There is no mention of the Yashica A but he does identify the “Yashica-AIII” (2300) which is a predominantly grey version of the Yashica A (can also have black or brown metalwork) but without hood logo. Yashica documentation refers to the “Yashica A III”, see here. This is a domestic Japanese market version only (there are no examples with focusing scales in feet). I agree with Sugiyama's 1959 date for the Yashica A III but some, including McKeown's 1992/1993 edition, have mistakenly taken that to be the Yashica A introduction date, which Yashima’s advertising puts at 1956.
His 1960 release date for the Yashica 44A is at odds with a mountain of evidence placing the date mid-1959 or slightly earlier. However, my database also indicates that for 1959, there were no examples with confirmed focusing scales in metres apart from eleven Burgundy (brown metalwork) cameras that have appeared on auction sites in Sweden and the Netherlands and one example with black metalwork which is also likely to have been European export. Therefore, a deferred Japanese market release in 1960 looks very plausible, but not certain.
Other models not evident are the Yashica C, LM and B; Yashica Mat-LM and EM; Yashica 24 and Yashica 12 which all came before the Yashica Mat-124 (2302). And there is no Yashica Mat-124G which these days seems to be the most common crank wind model on Japanese auction sites. There are an awful lot of missing, dare I suggest significant, cameras here.

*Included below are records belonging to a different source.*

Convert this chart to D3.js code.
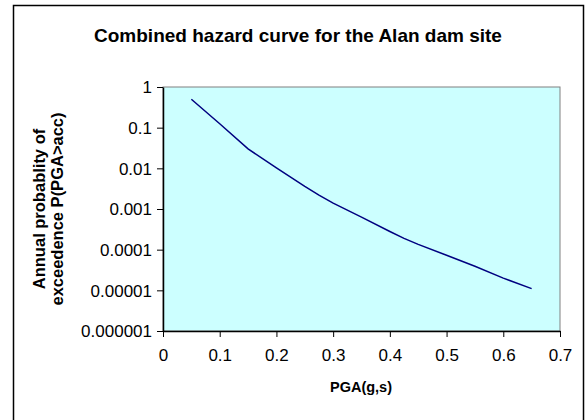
<!DOCTYPE html>
<html><head><meta charset="utf-8">
<script src="https://cdn.jsdelivr.net/npm/d3@7"></script>
<style>body{margin:0;background:#fff;}svg{display:block;font-family:Arial,"Liberation Sans",sans-serif;}</style>
</head><body>
<script>
const pga = [0.05,0.10,0.15,0.20,0.25,0.275,0.30,0.35,0.40,0.425,0.45,0.50,0.55,0.60,0.65];
const prob = [0.5,0.125,0.030,0.0102,0.0036,0.0022,0.0014,0.00063,0.00028,0.00019,0.000135,0.000073,0.000039,0.00002,0.000011];
const xTicks = [0,0.1,0.2,0.3,0.4,0.5,0.6,0.7];
const yTicks = [1,0.1,0.01,0.001,0.0001,0.00001,0.000001];
const yTickLabels = ["1","0.1","0.01","0.001","0.0001","0.00001","0.000001"];
const title = "Combined hazard curve for the Alan dam site";
const yTitle = ["Annual probablity of","exceedence P(PGA>acc)"];
const xTitle = "PGA(g,s)";

const W=585,H=420;
const svg=d3.select("body").append("svg").attr("width",W).attr("height",H);
svg.append("rect").attr("x",13.5).attr("y",5.5).attr("width",570).attr("height",430)
  .attr("fill","#fff").attr("stroke","#000").attr("stroke-width",1.5);

const L=163,R=560,T=87,B=331;
const x=d3.scaleLinear().domain([0,0.7]).range([L,R]);
const y=d3.scaleLog().domain([0.000001,1]).range([B,T]);

svg.append("rect").attr("x",L).attr("y",T).attr("width",R-L).attr("height",B-T)
  .attr("fill","#ccffff").attr("stroke","#808080").attr("stroke-width",1);

const xa=svg.append("g").attr("transform",`translate(0,${B})`)
  .call(d3.axisBottom(x).tickValues(xTicks).tickSize(6).tickSizeOuter(0).tickFormat(d3.format("")));
const ya=svg.append("g").attr("transform",`translate(${L},0)`)
  .call(d3.axisLeft(y).tickValues(yTicks).tickSize(6).tickSizeOuter(0).tickFormat((d,i)=>yTickLabels[i]));
[xa,ya].forEach(a=>{
  a.attr("font-size",17).attr("font-family","Arial,'Liberation Sans',sans-serif");
  a.select(".domain").attr("stroke","#000").attr("stroke-width",1.5);
  a.selectAll(".tick line").attr("stroke","#000").attr("stroke-width",1);
  a.selectAll("text").attr("fill","#000");
});
xa.selectAll("text").attr("dy","0").attr("y",30);
ya.selectAll("text").attr("x",-11).attr("dy","0.35em");

svg.append("path").datum(pga.map((d,i)=>[d,prob[i]]))
  .attr("fill","none").attr("stroke","#000080").attr("stroke-width",1.5)
  .attr("d",d3.line().x(d=>x(d[0])).y(d=>y(d[1])));

svg.append("text").attr("x",298).attr("y",42).attr("text-anchor","middle")
  .attr("font-size",19).attr("font-weight","bold").text(title);
svg.append("text").attr("x",361).attr("y",392).attr("text-anchor","middle")
  .attr("font-size",14.5).attr("font-weight","bold").text(xTitle);
const yt=svg.append("text").attr("transform",`translate(45,${(T+B)/2}) rotate(-90)`)
  .attr("text-anchor","middle").attr("font-size",16.5).attr("font-weight","bold");
yTitle.forEach((t,i)=>yt.append("tspan").attr("x",0).attr("y",i*17.5).text(t));
</script>
</body></html>
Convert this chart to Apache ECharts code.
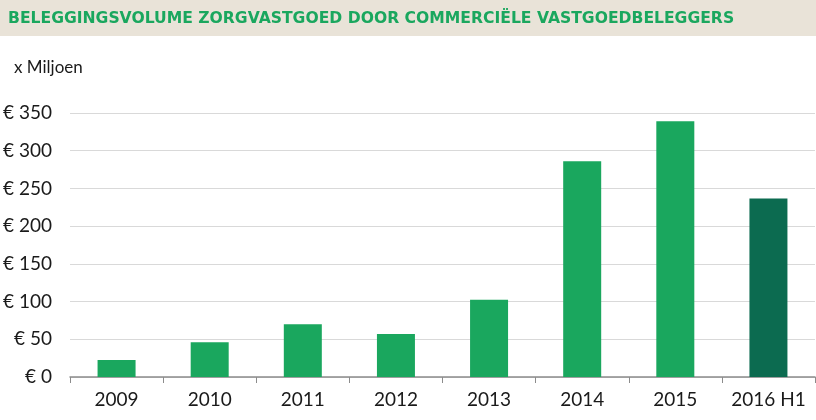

In discussing the Yashicaflex/ Yashica name change, I postulated that Sugiyama may have been concentrating, consciously or not, on actual models produced for the domestic Japanese market and tending to ignore models with an export focus. Whilst I believe that there is at least circumstantial evidence to support this idea with earlier cameras, I don’t have enough information on later cameras with both dual ASA/ DIN and metres/ feet scale knobs and certainly the 124G was sold in Japan in big numbers.
I have also found Sugiyama's book to be unhelpful with researching the Pigeonflex ID, e.g. he hasn't identified the Autoflex or Firstflex die cast models at all and the one Soligor model listed is noted as “maker unknown”.
It is not my intention to be critical of Sugiyama (or McKeown, who some believe has relied on Sugiyama) or to try to debunk him. The task he set himself was to compile a collector’s guide of Japanese cameras (there has been an awful lot of cameras) for collectors, not document the model history of Yashima/Yashica, and that he has done very well. However, for those interested in Pigeonflex and Yashima/Yashica TLRs, his book is not that useful.
In terms of Yashicas, one important legacy of his is the identification of the Yashica Auto 44 including the only known photograph.
For those that don’t know, Koichi Sugiyama is a classical trained musician and conductor who is famous for, and known as the godfather of, Japanese video games music. He is a busy and very talented man and photography and camera collecting are just two of his many hobbies when he is not composing, conducting or involving himself in politics.
As a postscript for anyone interested in the Yashica YE and YF 35 mm cameras or Nicca predecessors, the entries for these in Sugiyama's book are credited to Mikio Awano who also wrote the book's Foreword. In an article in the May 1985 edition of Japanese collector magazine, “Camera Collectors’ News”, Mikio Awano offered detailed and unusual information about the YE and YF standard and 13.5 cm telephoto lenses which I have not seen elsewhere but have been largely able to independently verify.